Q&A and Discussion (12:00 PM - 12:30 PM)

Organizers

  • Filipi N. Silva, Research Scientist, Observatory on Social Media
  • Bao Tran Truong, Ph.D. candidate in Informatics, Observatory on Social Media
  • Wanying Zhao, Ph.D. candidate in Complex Networks and Systems, Indiana University
  • Kai-Cheng Yang, Postdoctoral research associate at the Network Science Institute, Northeastern University

OSoMe tutorial Page.

Datasets

Data collected from Bluesky and Mastodon via streaming covering the period between 2024-06-25 and 2024-07-02. Entries contains any the of following terms: biden, trump, or debate.

Dataset is available on Zenodo:

DOI

Setting Up Your Environment Locally

We suggest using miniconda to install python packages and setup your environment. You can also use Anaconda, but it is a larger package and may take longer to install. Alternatively, you can also setup your own python environment using pip and virtualenv.

Step 1: Download the Tutorial Materials

Download the tutorial materials from the github.

  • Click on the green "Code" button and download the zip file.
    • Unzip the file in a folder of your choice.

Alternatively you can clone the repository using git:

git clone https://github.com/osome-iu/IC2S2_OSoMe_tutorial_2024.git

Step 2: Install Miniconda

Miniconda is a minimal installer for Conda, a package manager and an environment manager. Here’s how to install it:

  1. Download Miniconda:

    • Visit the Miniconda download page.
    • Choose the version suitable for your operating system (Windows, macOS, or Linux).
    • Download the appropriate installer (Python 3.x is recommended).
  2. Install Miniconda:

    • Windows: Run the downloaded .exe file and follow the on-screen instructions.
    • macOS/Linux: Open a terminal, navigate to the folder containing the downloaded file, and run bash Miniconda3-latest-MacOSX-x86_64.sh (adjust the filename as needed).
  3. Verify the Installation:

    • Open a new terminal window.
    • Type conda list. If Miniconda is installed correctly, you'll see a list of installed packages.

Step 3: Create a Conda Environment

Creating a separate environment for your projects is good practice:

  1. Create a New Environment for this course:

    • Run the command: conda env create -f environment.yml. This will create a new environment called ic2s2tutorial with all the necessary packages installed.
  2. Activate the Environment:

    • Run: conda activate ic2s2tutorial.
  3. Launch Jupyter Lab:

    • Run: jupyter lab.
    • This will open Jupyter Lab in your default web browser.

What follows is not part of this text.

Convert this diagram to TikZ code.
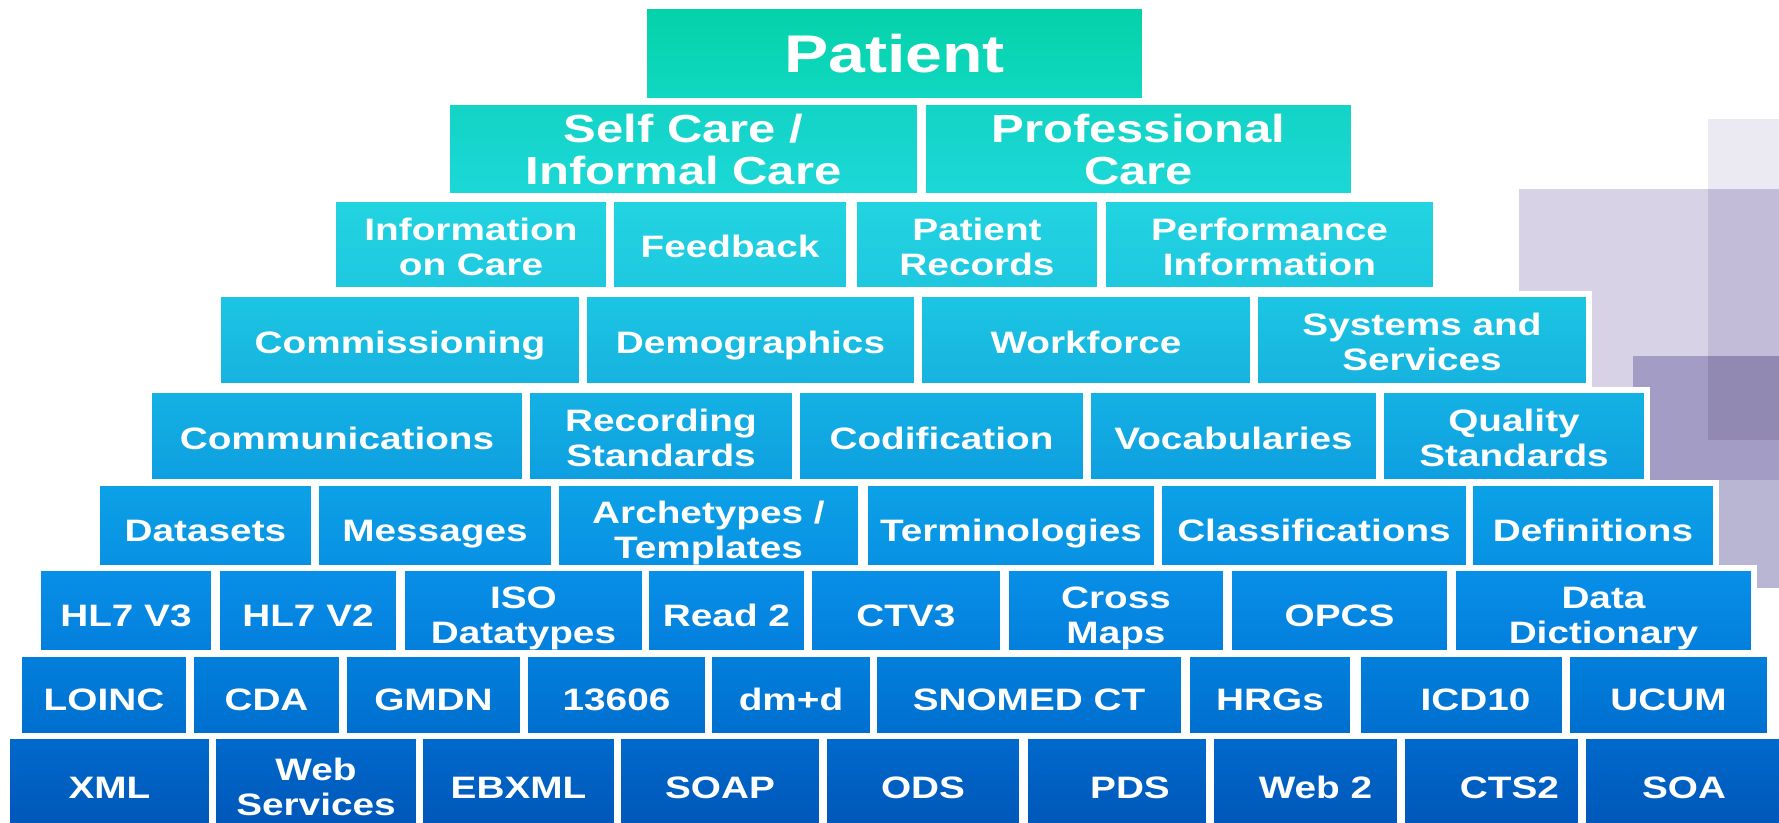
\documentclass[tikz,border=0pt]{standalone}
\usepackage{fontspec}
\setmainfont{Liberation Sans}[FakeStretch=1.25]
\usetikzlibrary{positioning}

% row colours, top and bottom of each band
\definecolor{rowAtop}{HTML}{04D2A8}\definecolor{rowAbot}{HTML}{10D8C2}
\definecolor{rowBtop}{HTML}{12D4C4}\definecolor{rowBbot}{HTML}{1CD8D8}
\definecolor{rowCtop}{HTML}{22D4E0}\definecolor{rowCbot}{HTML}{1EC8E0}
\definecolor{rowDtop}{HTML}{1CC6E2}\definecolor{rowDbot}{HTML}{16B2E0}
\definecolor{rowEtop}{HTML}{14B2E4}\definecolor{rowEbot}{HTML}{0E9EE0}
\definecolor{rowFtop}{HTML}{0CA2E6}\definecolor{rowFbot}{HTML}{0890E4}
\definecolor{rowGtop}{HTML}{0890E8}\definecolor{rowGbot}{HTML}{037EDC}
\definecolor{rowHtop}{HTML}{0280DC}\definecolor{rowHbot}{HTML}{006ECE}
\definecolor{rowItop}{HTML}{006ACC}\definecolor{rowIbot}{HTML}{0056B8}
% purple squares on the right
\definecolor{lilacA}{HTML}{EBE9F2}
\definecolor{lilacB}{HTML}{D8D2E6}
\definecolor{lilacC}{HTML}{C2BCD8}
\definecolor{lilacD}{HTML}{B9B6D4}
\definecolor{lilacE}{HTML}{A39CC4}
\definecolor{lilacF}{HTML}{9189B2}

% fixed height of the first line and depth of the last line
\def\brickh{1.1em}
\newcommand{\brickstrut}{\rule{0pt}{\brickh}}
\newcommand{\brickend}{\rule[-0.25em]{0pt}{0.25em}}

\tikzset{
  brick/.style={draw=white, line width=3pt, inner sep=0pt, text=white, align=center,
                font=\bfseries\fontsize{15.5}{17.5}\selectfont},
  bigbrick/.style={brick, font=\bfseries\fontsize{19.6}{21}\selectfont},
  topbrick/.style={brick, font=\bfseries\fontsize{26.5}{30}\selectfont}
}

\begin{document}
\begin{tikzpicture}[x=0.5pt, y=-0.5pt]
  \useasboundingbox (0,0) rectangle (1779,823);

  % Background squares
  \fill[lilacA] (1708,119) rectangle (1779,189);
  \fill[lilacB] (1519,189) rectangle (1779,588);
  \fill[lilacC] (1708,189) rectangle (1779,356);
  \fill[lilacD] (1633,356) rectangle (1779,588);
  \fill[lilacE] (1633,356) rectangle (1779,480);
  \fill[lilacF] (1708,356) rectangle (1779,440);

  % Top
  \node[topbrick, top color=rowAtop, bottom color=rowAbot,
        minimum width={(1142-647+6)*0.5pt}, minimum height={(98-9+6)*0.5pt}]
        (patient) at ({(647+1142)/2},{(9+98)/2}) {Patient};

  % Care
  \def\ya{105}\def\yb{193}\def\brickh{0.966em}
  \foreach \nm/\xa/\xb/\txt in {selfcare/450/917/{Self Care /\\Informal Care},
                                profcare/926/1351/{Professional\\Care}}
    \node[bigbrick, top color=rowBtop, bottom color=rowBbot,
          minimum width={(\xb-\xa+6)*0.5pt}, minimum height={(\yb-\ya+6)*0.5pt}]
          (\nm) at ({(\xa+\xb)/2},{(\ya+\yb)/2}) {\brickstrut\txt\brickend};

  % Information
  \def\ya{202}\def\yb{287}\def\brickh{1.1em}
  \foreach \nm/\xa/\xb/\txt in {infocare/336/606/{Information\\on Care},
                                feedback/614/846/{Feedback},
                                records/857/1097/{Patient\\Records},
                                perform/1106/1433/{Performance\\Information}}
    \node[brick, top color=rowCtop, bottom color=rowCbot,
          minimum width={(\xb-\xa+6)*0.5pt}, minimum height={(\yb-\ya+6)*0.5pt}]
          (\nm) at ({(\xa+\xb)/2},{(\ya+\yb)/2}) {\brickstrut\txt\brickend};

  % Management
  \def\ya{297}\def\yb{383}
  \foreach \nm/\xa/\xb/\txt in {commiss/221/579/{Commissioning},
                                demogr/587/914/{Demographics},
                                workforce/922/1250/{Workforce},
                                systems/1258/1586/{Systems and\\Services}}
    \node[brick, top color=rowDtop, bottom color=rowDbot,
          minimum width={(\xb-\xa+6)*0.5pt}, minimum height={(\yb-\ya+6)*0.5pt}]
          (\nm) at ({(\xa+\xb)/2},{(\ya+\yb)/2}) {\brickstrut\txt\brickend};

  % Standards
  \def\ya{393}\def\yb{479}
  \foreach \nm/\xa/\xb/\txt in {comms/152/522/{Communications},
                                recstd/530/792/{Recording\\Standards},
                                codif/800/1083/{Codification},
                                vocab/1091/1376/{Vocabularies},
                                qualstd/1384/1644/{Quality\\Standards}}
    \node[brick, top color=rowEtop, bottom color=rowEbot,
          minimum width={(\xb-\xa+6)*0.5pt}, minimum height={(\yb-\ya+6)*0.5pt}]
          (\nm) at ({(\xa+\xb)/2},{(\ya+\yb)/2}) {\brickstrut\txt\brickend};

  % Structures
  \def\ya{486}\def\yb{565}\def\brickh{1.27em}
  \foreach \nm/\xa/\xb/\txt in {datasets/100/311/{Datasets},
                                messages/319/551/{Messages},
                                archet/559/858/{Archetypes /\\Templates},
                                termin/868/1154/{Terminologies},
                                classif/1162/1466/{Classifications},
                                defin/1473/1713/{Definitions}}
    \node[brick, top color=rowFtop, bottom color=rowFbot,
          minimum width={(\xb-\xa+6)*0.5pt}, minimum height={(\yb-\ya+6)*0.5pt}]
          (\nm) at ({(\xa+\xb)/2},{(\ya+\yb)/2}) {\brickstrut\txt\brickend};

  % Products, first row
  \def\ya{571}\def\yb{650}
  \foreach \nm/\xa/\xb/\txt in {hlsevthree/41/211/{HL7 V3},
                                hlsevtwo/220/396/{HL7 V2},
                                isodt/405/642/{ISO\\Datatypes},
                                readtwo/649/804/{Read 2},
                                ctvthree/812/1000/{CTV3},
                                crossmaps/1009/1223/{Cross\\Maps},
                                opcs/1232/1447/{OPCS},
                                datadict/1456/1751/{Data\\Dictionary}}
    \node[brick, top color=rowGtop, bottom color=rowGbot,
          minimum width={(\xb-\xa+6)*0.5pt}, minimum height={(\yb-\ya+6)*0.5pt}]
          (\nm) at ({(\xa+\xb)/2},{(\ya+\yb)/2}) {\brickstrut\txt\brickend};

  % Products, second row
  \def\ya{657}\def\yb{733}
  \foreach \nm/\xa/\xb/\txt in {loinc/22/186/{LOINC},
                                cda/194/339/{CDA},
                                gmdn/347/520/{GMDN},
                                isonum/528/705/{13606},
                                dmd/712/870/{dm+d},
                                snomed/877/1181/{SNOMED CT},
                                hrgs/1190/1350/{HRGs},
                                icdten/1361/1562/{\hspace*{14pt}ICD10},
                                ucum/1570/1767/{UCUM}}
    \node[brick, top color=rowHtop, bottom color=rowHbot,
          minimum width={(\xb-\xa+6)*0.5pt}, minimum height={(\yb-\ya+6)*0.5pt}]
          (\nm) at ({(\xa+\xb)/2},{(\ya+\yb)/2}) {\brickstrut\txt\brickend};

  % Technology
  \def\ya{739}\def\yb{826}
  \foreach \nm/\xa/\xb/\txt in {xml/10/209/{XML},
                                websvc/216/416/{Web\\Services},
                                ebxml/423/614/{EBXML},
                                soap/621/819/{SOAP},
                                ods/827/1019/{ODS},
                                pds/1028/1206/{\hspace*{13pt}PDS},
                                webtwo/1214/1397/{\hspace*{10pt}Web 2},
                                ctstwo/1405/1578/{\hspace*{18pt}CTS2},
                                soa/1586/1782/{SOA}}
    \node[brick, top color=rowItop, bottom color=rowIbot,
          minimum width={(\xb-\xa+6)*0.5pt}, minimum height={(\yb-\ya+6)*0.5pt}]
          (\nm) at ({(\xa+\xb)/2},{(\ya+\yb)/2}) {\brickstrut\txt\brickend};
\end{tikzpicture}
\end{document}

Step 4: Manually Install Essential Packages

The created environment already includes most of the packages we'll need, but if you need to install any additional packages, here's how:

  1. **Installing packages using the requirements.txt **:

    • All the packages used in this tutorial can also be installed using the requirements.txt file.
    • Run: pip install -r requirements.txt.
  2. **Manually Install Packages **:

    • In your activated environment, run: conda install <name of the package> to install the packages
    • For example, to install the scikit-learn package, run: conda install scikit-learn.
    • Alternatively, you can use pip install <name of the package> to install packages from PyPI.

Step 5: Verify Installation

Make sure everything is installed correctly:

  1. Open a New Notebook in Jupyter Lab:

    • In Jupyter Lab, create a new notebook.
  2. Test the Packages:

    • Try importing the packages: import numpy as np, import pandas as pd, import matplotlib.pyplot as plt.
    • If there are no errors, the packages are installed correctly.

Additional Tips

  • Updating Conda: Keep Conda and your packages updated with conda update conda and conda update --all.
  • Managing Environments: View your environments with conda env list and switch between them using conda activate <env_name>.
  • Finding Packages: To find available packages, use conda search <package_name>.
  • Conda Cheat Sheet: For more commands, see the Conda Cheat Sheet.